Chris Phillips characteristically set out his opinions on UK policing and more: “Policing across the world is in serious difficulties,” he began. “It’s got problems like it has never had before; even governments are unable to control their populations. We have a threat level not only around terrorism but all aspects of crime, that’s more diverse, more complicated, than it has ever been.

“Police forces around the world are unable to cope, there’s no doubt about that, and populations as we have seen over the last couple of weeks are revolting against the police services that are there to protect them. Many communities see them as the problem.”

Terrorist groups, organised crime and drug traffickers operate across the world and don’t recognise boundaries; policing generally does have boundaries. Police won’t be able to cope, he warned.

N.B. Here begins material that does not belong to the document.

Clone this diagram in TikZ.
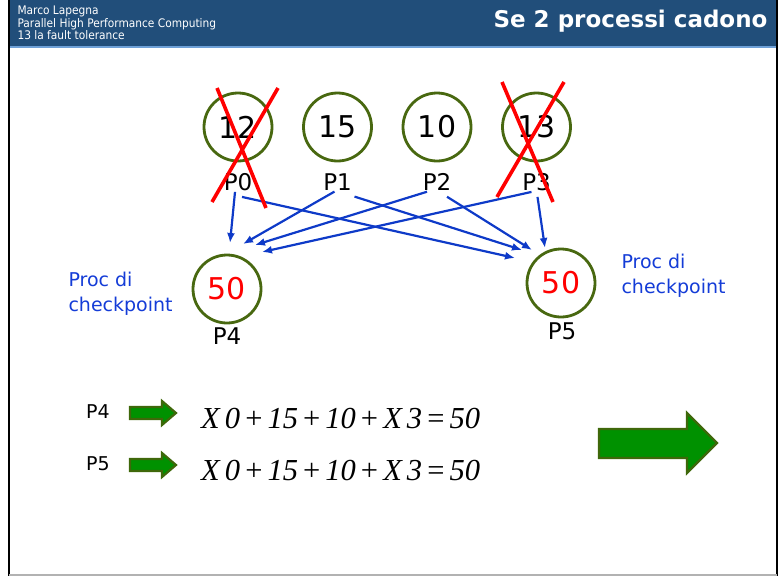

Even in the UK, ‘where we like to think we do things well’, we cannot rely on the (recorded) crime figures.

“So what is the way forward? I don’t think we know yet,” he said, but he did urge police and private security to work together on particular issues; he gave cyber-crime as an example. There, a criminal in one country can commit a crime in London and the money can go somewhere else. The only way to solve that, he said, was by integrating police and the world of private security.

Philip Stenning last but not least, suggested that states should have a ‘minister of policing’ rather than of police, and that ministry would develop policing policy for all providers in the public and private sector. You shouldn’t be ‘defunding’ the police – a nod there to the demands of the international Black Lives Matter movement – but funding the best police provision that can be achieved, in the public interest. An idea, as he pointed out, in the Patten review of policing in Northern Ireland.